What happened: Deal activity in the red-hot secondaries market cooled off in the second half of 2019 as many of the largest buyers stepped back after spending big money in the early months of the year.
The value of completed transactions was $39.4 billion in the second half, down 14 percent from the first half of 2019, according to secondaries adviser Setter Capital in its full-year secondary volume report. The number of deals in the second half also declined compared with the earlier period, Buyouts reported.
Overall, total deal volume in 2019 came in between $80 billion and $85 billion, according to full-year volume reports from Setter and Evercore. While a record high for the secondary market, the totals came in under many predictions that put total deal volume over $90 billion.
So what happened? Most sources agree that buyers spent much of their capital in the first half, which tallied around $42 billion of total volume, according to half-year volume surveys published last summer. By the second half, and especially the fourth quarter, many buyers decided to hold off until this year.
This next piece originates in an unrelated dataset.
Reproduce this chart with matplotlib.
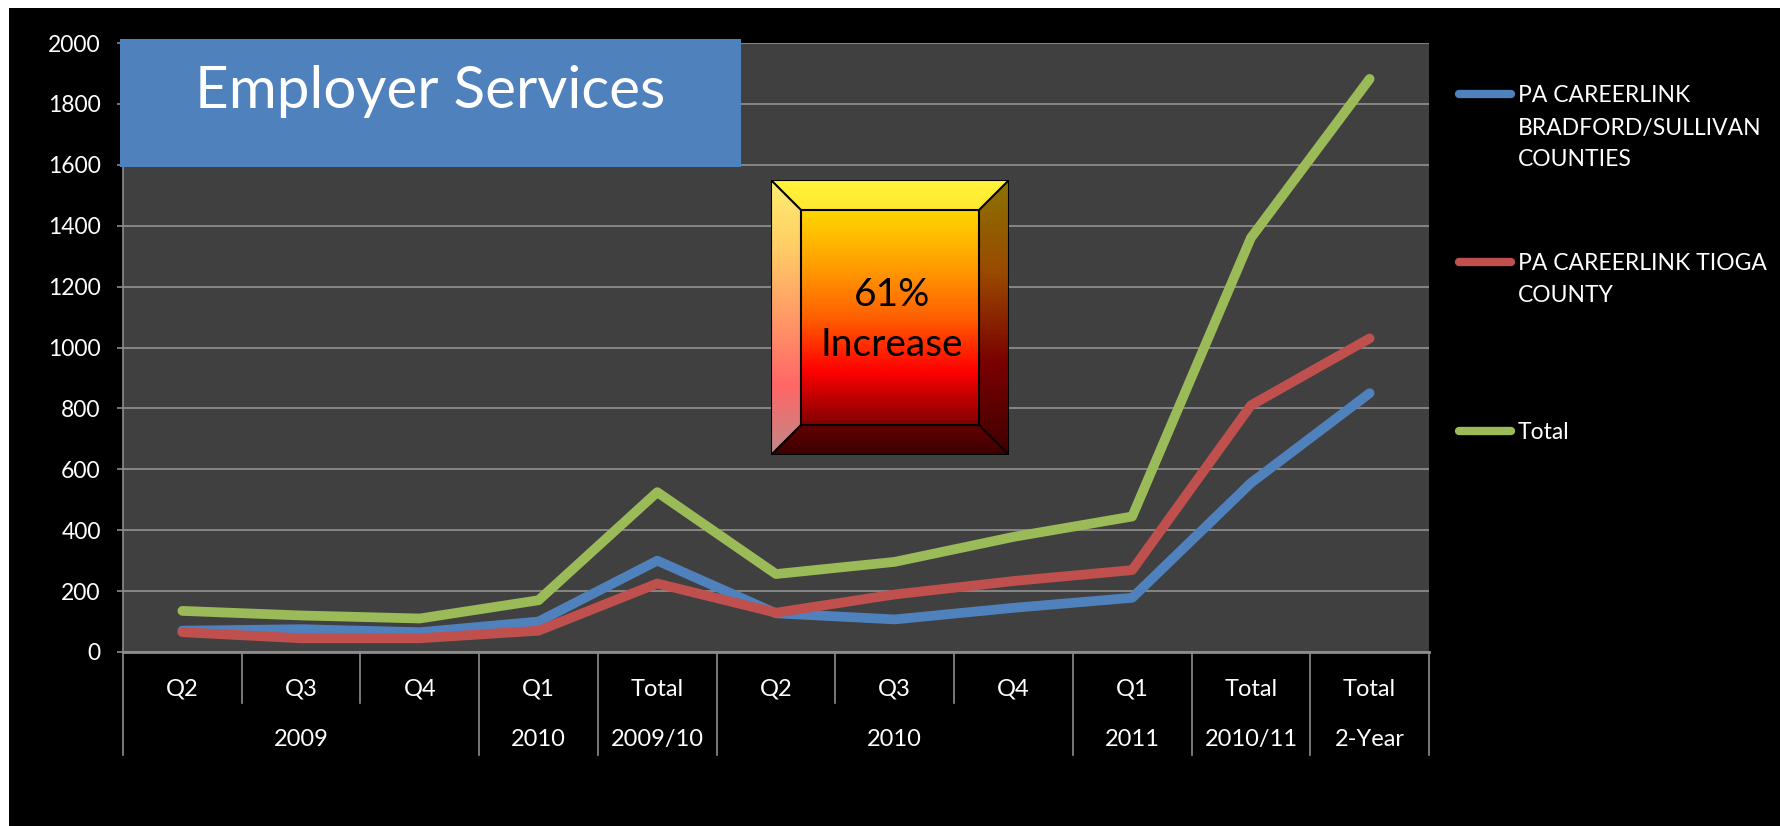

This is because GPs don’t want to spend too much capital in any given year out of a fund with a finite investment period, according to Jeffrey Keay, managing director with HarbourVest Partners. GPs try to achieve a certain level of “time diversification in terms of deploying the fund evenly, typically in a three-year period at minimum, you’re comfortable at four years, and maybe even a five-year period,” Keay said.
Deployment pace “is a compass, maybe not a rigid guide, on how much capital they should be investing over a given window of time,” Keay said.
Despite the pullback by buyers, sellers continued to bring inventory to the market, creating a supply/demand imbalance. Anecdotally, this led to a softening in pricing, sources said.
The secondaries market is still growing, and while fund sizes have expanded in recent years, supply still outpaces demand, sources said.